But I fail to see how this proves that "you don't need to
overcomplicate things". It's *much* simpler to add a

#include <limits.h>

to the top of your source file and use INT_MIN, INT_MAX, and UINT_MAX.
I don't care, or need to care, what tricks are used to define them; I
know that they'l give me the correct values. And I don't have to care
whether the system uses two's complement or not.

Sure, if <limits.h> didn't exist, I might write something like the
above and live with the fact that it only works for two's complement
(assuming that's true; I haven't analyzed your definitions). But
<limits.h> does exist, and it's silly not to use it.

My arguments about complication come from some of the prohibitions on "magic
numbers". I've been blasted all the time for code like:

if (x > 87192) /* Number of hairs a cat might have. */
{

My counter-argument is that the only time it makes sense to define something
as a preprocessor constant is if:

a)There is some special symbolic clarity (bits in a hardware control
register, for example), OR

b)The constant appears in more than one place, AND

c)The occurrences are linked in a way where if one changes, the others must
change, too.

If those conditions aren't met, it just doesn't matter. I'm neither for or
against it.

Mentally (and maybe I was having a low-caffeine moment), I saw a bit of that
in this discussion.

Integer size and max values of integers and so on are part of the "ether"
(i.e. the environment). Why define a special constant for the maximum when
you can use something like ((unsigned) -1)? What special benefit is there?

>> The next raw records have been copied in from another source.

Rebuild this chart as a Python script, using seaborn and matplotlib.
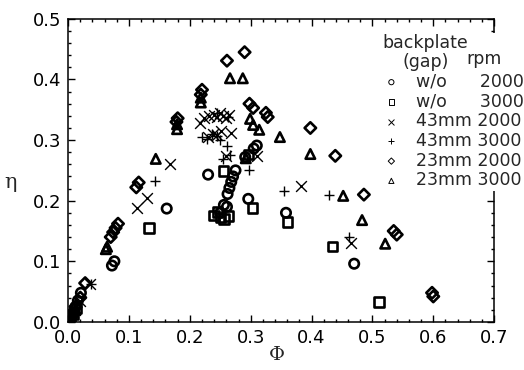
import seaborn as sns
import matplotlib.pyplot as plt
from matplotlib.ticker import MultipleLocator, FormatStrFormatter

# values (phi = flow coefficient, eta = efficiency)
wo_2000_phi = [0.004, 0.008, 0.012, 0.016, 0.021, 0.072, 0.076, 0.162, 0.230, 0.250, 0.256,
               0.261, 0.262, 0.265, 0.268, 0.271, 0.275, 0.291, 0.296, 0.305, 0.310, 0.358, 0.470]
wo_2000_eta = [0.006, 0.015, 0.025, 0.035, 0.048, 0.093, 0.100, 0.187, 0.243, 0.180, 0.193,
               0.190, 0.211, 0.221, 0.231, 0.240, 0.250, 0.272, 0.203, 0.286, 0.291, 0.180, 0.096]

wo_3000_phi = [0.004, 0.009, 0.014, 0.133, 0.240, 0.245, 0.250, 0.256, 0.264, 0.255,
               0.296, 0.303, 0.360, 0.434, 0.511]
wo_3000_eta = [0.004, 0.012, 0.022, 0.155, 0.176, 0.181, 0.172, 0.170, 0.175, 0.249,
               0.276, 0.188, 0.165, 0.124, 0.033]

g43_2000_phi = [0.005, 0.012, 0.020, 0.036, 0.114, 0.129, 0.168, 0.216, 0.223, 0.232, 0.240,
                0.245, 0.250, 0.255, 0.260, 0.265, 0.230, 0.238, 0.245, 0.252, 0.268, 0.260,
                0.310, 0.383, 0.465]
g43_2000_eta = [0.005, 0.020, 0.035, 0.063, 0.188, 0.205, 0.260, 0.328, 0.336, 0.340, 0.342,
                0.338, 0.344, 0.340, 0.336, 0.342, 0.305, 0.310, 0.308, 0.315, 0.312, 0.273,
                0.273, 0.224, 0.131]

g43_3000_phi = [0.008, 0.015, 0.038, 0.142, 0.220, 0.228, 0.236, 0.244, 0.250, 0.245, 0.262,
                0.261, 0.266, 0.255, 0.297, 0.355, 0.428, 0.462]
g43_3000_eta = [0.010, 0.025, 0.063, 0.232, 0.305, 0.302, 0.310, 0.306, 0.300, 0.345, 0.338,
                0.290, 0.276, 0.268, 0.251, 0.216, 0.210, 0.140]

g23_2000_phi = [0.005, 0.012, 0.020, 0.028, 0.070, 0.074, 0.078, 0.082, 0.112, 0.116, 0.178,
                0.180, 0.218, 0.220, 0.261, 0.290, 0.298, 0.304, 0.325, 0.328, 0.398, 0.439,
                0.486, 0.535, 0.540, 0.598, 0.600]
g23_2000_eta = [0.008, 0.025, 0.040, 0.064, 0.140, 0.148, 0.155, 0.162, 0.222, 0.230, 0.330,
                0.336, 0.375, 0.383, 0.431, 0.445, 0.360, 0.353, 0.345, 0.338, 0.320, 0.274,
                0.210, 0.150, 0.144, 0.048, 0.042]

g23_3000_phi = [0.005, 0.012, 0.062, 0.064, 0.144, 0.179, 0.179, 0.218, 0.218, 0.266, 0.287,
                0.299, 0.304, 0.314, 0.348, 0.292, 0.398, 0.452, 0.483, 0.521]
g23_3000_eta = [0.005, 0.020, 0.120, 0.124, 0.269, 0.318, 0.326, 0.362, 0.370, 0.402, 0.402,
                0.335, 0.325, 0.317, 0.305, 0.270, 0.277, 0.208, 0.168, 0.129]

series = [
    ("w/o      2000", "o", wo_2000_phi, wo_2000_eta),
    ("w/o      3000", "s", wo_3000_phi, wo_3000_eta),
    ("43mm 2000", "x", g43_2000_phi, g43_2000_eta),
    ("43mm 3000", "+", g43_3000_phi, g43_3000_eta),
    ("23mm 2000", "D", g23_2000_phi, g23_2000_eta),
    ("23mm 3000", "^", g23_3000_phi, g23_3000_eta),
]

sns.set_style("ticks")
plt.rcParams["font.family"] = ["DejaVu Sans"]

fig, ax = plt.subplots(figsize=(5.24, 3.70), dpi=100)
fig.subplots_adjust(left=0.130, right=0.943, top=0.949, bottom=0.130)

for label, marker, phi, eta in series:
    if marker in ("x", "+"):
        sns.scatterplot(x=phi, y=eta, marker=marker, color="black", s=60,
                        linewidth=1.0, label=label, ax=ax)
    else:
        size = 34 if marker == "D" else 46
        sns.scatterplot(x=phi, y=eta, marker=marker, facecolor="none",
                        edgecolor="black", s=size, linewidth=1.9, label=label, ax=ax)

ax.set_xlim(0, 0.7)
ax.set_ylim(0, 0.5)
ax.xaxis.set_major_locator(MultipleLocator(0.1))
ax.xaxis.set_minor_locator(MultipleLocator(0.02))
ax.yaxis.set_major_locator(MultipleLocator(0.1))
ax.yaxis.set_minor_locator(MultipleLocator(0.02))
ax.xaxis.set_major_formatter(FormatStrFormatter("%.1f"))
ax.yaxis.set_major_formatter(FormatStrFormatter("%.1f"))
ax.tick_params(which="both", direction="in", top=True, right=True, width=1.0,
               labelsize=13, colors="black")
ax.tick_params(which="major", length=5, pad=5)
ax.tick_params(which="minor", length=2.5)
for sp in ax.spines.values():
    sp.set_linewidth(1.1)
    sp.set_color("black")

ax.set_xlabel("Φ", fontsize=14, family="DejaVu Serif")
ax.set_ylabel("η", fontsize=15, family="DejaVu Serif", rotation=0)
ax.xaxis.set_label_coords(0.49, -0.08)
ax.yaxis.set_label_coords(-0.135, 0.43)

leg = ax.legend(title="backplate\n(gap)", loc="upper left",
                bbox_to_anchor=(0.727, 0.912), bbox_transform=fig.transFigure,
                frameon=True, fancybox=False, edgecolor="none", framealpha=1,
                fontsize=12.5, title_fontsize=12.5, markerscale=0.55,
                handlelength=1.0, handletextpad=0.9, labelspacing=0.1,
                borderpad=0.1, borderaxespad=0, alignment="left")
leg.get_title().set_multialignment("center")
leg.get_title().set_linespacing(1.05)
leg.set_zorder(5)
for h in leg.legend_handles:
    h.set_linewidth(0.7)
fig.text(0.924, 0.840, "rpm", fontsize=12.5, ha="center", va="center", zorder=6)

fig.savefig("out.png", dpi=100)
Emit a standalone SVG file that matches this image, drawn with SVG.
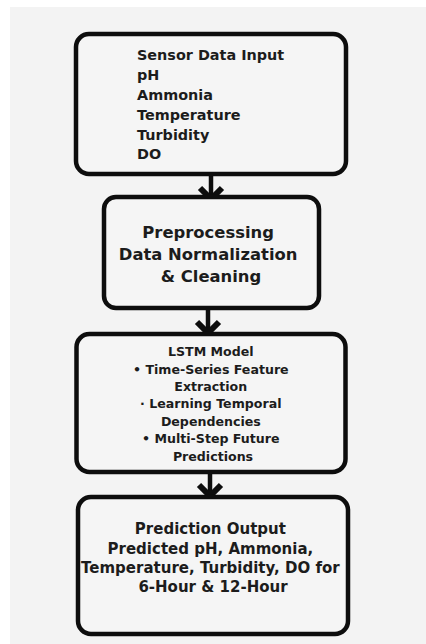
<svg xmlns="http://www.w3.org/2000/svg" width="426" height="644" viewBox="0 0 426 644">
  <style>
    .box { fill: #f5f5f5; stroke: #0d0d0d; stroke-width: 4.5; }
    .t { font-family: "DejaVu Sans", "Liberation Sans", sans-serif; font-weight: 700; fill: #1c1c1c; }
    .c { text-anchor: middle; }
    .shaft { stroke: #0d0d0d; stroke-width: 4.5; fill: none; }
    .head { stroke: #0d0d0d; stroke-width: 6; fill: none; stroke-linejoin: miter; stroke-linecap: butt; }
  </style>
  <!-- page background -->
  <rect x="0" y="0" width="426" height="644" fill="#ffffff"/>
  <rect x="10" y="7" width="416" height="637" fill="#f3f3f3"/>

  <!-- connectors -->
  <g id="connectors">
    <g id="arrow-1">
      <line class="shaft" x1="211" y1="174" x2="211" y2="199"/>
      <polyline class="head" points="200,188 211,199 222,188"/>
    </g>
    <g id="arrow-2">
      <line class="shaft" x1="208" y1="308" x2="208" y2="333"/>
      <polyline class="head" points="197,322 208,333 219,322"/>
    </g>
    <g id="arrow-3">
      <line class="shaft" x1="210" y1="472" x2="210" y2="496"/>
      <polyline class="head" points="199,485 210,496 221,485"/>
    </g>
  </g>

  <g id="sensor-input">
    <rect class="box" x="76" y="34" width="270" height="140" rx="13"/>
    <text class="t" font-size="14.4">
      <tspan x="137" y="60">Sensor Data Input</tspan>
      <tspan x="137" y="80">pH</tspan>
      <tspan x="137" y="100">Ammonia</tspan>
      <tspan x="137" y="120">Temperature</tspan>
      <tspan x="137" y="140">Turbidity</tspan>
      <tspan x="137" y="159">DO</tspan>
    </text>
  </g>

  <g id="preprocessing">
    <rect class="box" x="104" y="197" width="215" height="111" rx="12"/>
    <text class="t c" font-size="16.4">
      <tspan x="211" y="238">Preprocessing</tspan>
      <tspan x="211" y="260">Data Normalization</tspan>
      <tspan x="211" y="282">&amp; Cleaning</tspan>
    </text>
  </g>

  <g id="lstm-model">
    <rect class="box" x="76.5" y="334" width="269" height="138" rx="13"/>
    <text class="t c" font-size="12.6">
      <tspan x="213" y="356">LSTM Model</tspan>
      <tspan x="213" y="373.5">• Time-Series Feature</tspan>
      <tspan x="213" y="391">Extraction</tspan>
      <tspan x="213" y="408">· Learning Temporal</tspan>
      <tspan x="213" y="425.5">Dependencies</tspan>
      <tspan x="213" y="443">• Multi-Step Future</tspan>
      <tspan x="213" y="460.5">Predictions</tspan>
    </text>
  </g>

  <g id="prediction-output">
    <rect class="box" x="78" y="497" width="270" height="137" rx="13"/>
    <text class="t c" font-size="15">
      <tspan x="213" y="534">Prediction Output</tspan>
      <tspan x="213" y="553.5">Predicted pH, Ammonia,</tspan>
      <tspan x="213" y="572.5">Temperature, Turbidity, DO for</tspan>
      <tspan x="213" y="592">6-Hour &amp; 12-Hour</tspan>
    </text>
  </g>
</svg>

Some of the code I've seen in my time has made a lot of work for me. For
example, I've seen stuff like:

if (x > UINT8_TWO)
{

If I'm going after a nebulous bug, it means that every time I see something
like that I have to verify the symbol the preprocessor is using. It is
unnecessary work.

It is simpler to say:

if (x > 2)
{

On a two's-complement machine, some of the stuff in <limits.h> seems ... on
the border of being unnecessary. It is right on the border of my threshold
for being unnecessary.